Do you like getting beaten in the face with hops?
Do you love it when extreme bitters hold your taste buds to the ground with a boot on the neck?
Are you also in to S&M?
WELL, HAVE I GOT A BEER FOR YOU THEN.
This IPA is the taste equivalent of a point blank howitzer hop shell directly to the proverbial balls of your tongue.
This ludicrously potent monstrosity pours a golden copper and has little in the way of head and carbonation. Not sure if it’s an anomaly, or supposed to be that way. It smells strong enough to peel lead-based paint. To say it smells piney would be doing it a disservice. It smells as piney as a goddamn forest wrapped in a jungle, deep-fried in pine resin and sprinkled with pine needles.
Too much. I seriously wasn’t sure I could finish it, it’s so strong. Honestly, after about half way through the can I finally was able to taste it properly and I can’t say it was particularly impressive.

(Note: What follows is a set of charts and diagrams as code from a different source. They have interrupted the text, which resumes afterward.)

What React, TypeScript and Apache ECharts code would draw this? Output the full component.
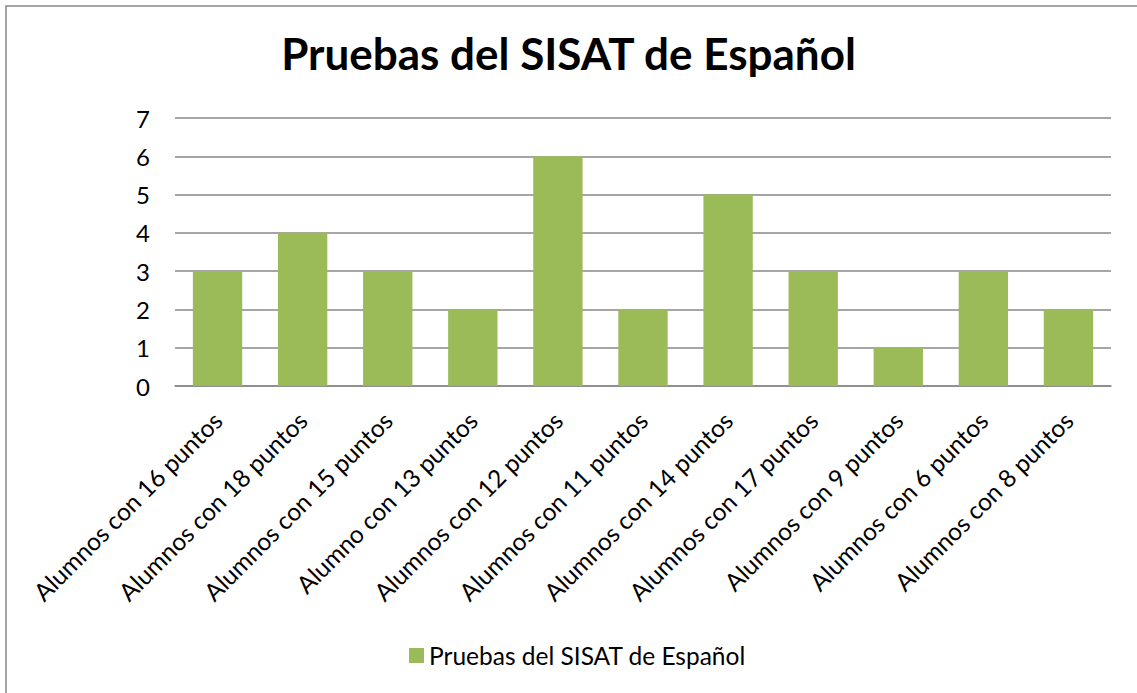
import React, { useEffect, useRef } from "react";
import * as echarts from "echarts";

const TITLE = "Pruebas del SISAT de Español";
const SERIES_NAME = "Pruebas del SISAT de Español";
const categories = [
  "Alumnos con 16 puntos",
  "Alumnos con 18 puntos",
  "Alumnos con 15 puntos",
  "Alumno con 13 puntos",
  "Alumnos con 12 puntos",
  "Alumnos con 11 puntos",
  "Alumnos con 14 puntos",
  "Alumnos con 17 puntos",
  "Alumnos con 9 puntos",
  "Alumnos con 6 puntos",
  "Alumnos con 8 puntos",
];
const values = [3, 4, 3, 2, 6, 2, 5, 3, 1, 3, 2];

const FONT = "Lato, 'Open Sans', sans-serif";

export default function App() {
  const ref = useRef<HTMLDivElement>(null);
  useEffect(() => {
    document.body.style.margin = "0";
    const chart = echarts.init(ref.current!, undefined, { renderer: "svg" });
    chart.setOption({
      animation: false,
      backgroundColor: "#ffffff",
      textStyle: { fontFamily: FONT },
      title: {
        text: TITLE,
        left: "center",
        top: 26,
        textStyle: { fontSize: 44, fontWeight: "bold", color: "#000", fontFamily: FONT },
      },
      graphic: [
        {
          type: "rect",
          shape: { x: 6, y: 6, width: 1150, height: 710 },
          style: { fill: "none", stroke: "#888888", lineWidth: 1.5 },
          silent: true,
        },
      ],
      legend: {
        bottom: 20,
        left: 404,
        itemWidth: 15,
        itemHeight: 15,
        icon: "rect",
        itemGap: 8,
        textStyle: { fontSize: 24.5, color: "#000", fontFamily: FONT, padding: [0, 0, 0, 0] },
        data: [SERIES_NAME],
      },
      grid: { left: 175, right: 26, top: 118, bottom: 307, containLabel: false },
      xAxis: {
        type: "category",
        data: categories,
        axisLine: { show: true, lineStyle: { color: "#888888", width: 1.5 } },
        axisTick: { show: false },
        axisLabel: {
          rotate: 45,
          interval: 0,
          fontSize: 24.5,
          color: "#000",
          margin: 30,
          fontFamily: FONT,
        },
      },
      yAxis: {
        type: "value",
        min: 0,
        max: 7,
        interval: 1,
        axisLine: { show: false },
        axisTick: { show: false },
        axisLabel: { fontSize: 24, color: "#000", margin: 25, fontFamily: FONT },
        splitLine: { lineStyle: { color: "#888888", width: 1.5 } },
      },
      series: [
        {
          name: SERIES_NAME,
          type: "bar",
          data: values,
          barCategoryGap: "42%",
          itemStyle: { color: "#9BBB59" },
        },
      ],
    });
    return () => chart.dispose();
  }, []);
  return <div ref={ref} style={{ width: 1137, height: 693, position: "absolute", left: 0, top: 0 }} />;
}
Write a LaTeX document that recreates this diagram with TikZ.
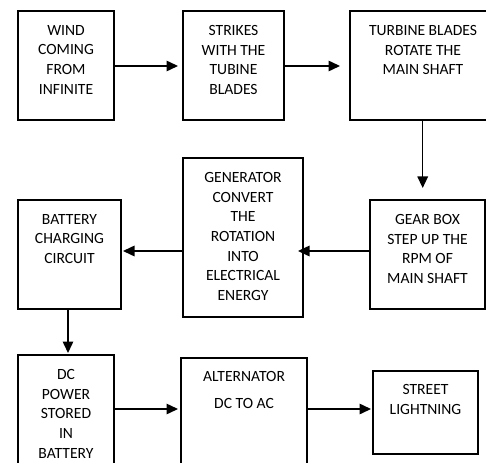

The first half of every can was a violent assault, the second half was palatable but not worth the opening walk through hop hell.
Tastes are pine, resin, and all the bitter in the motherfucking lower mainland, clearly. I’m not sure if there is any decernable malt taste here. If there is, it’s lost in the hop super-cell tornado.
2/5 TOO MUCH FLAVOR GUY. GAWD DAMN. I had to plunge out my imploded face after that.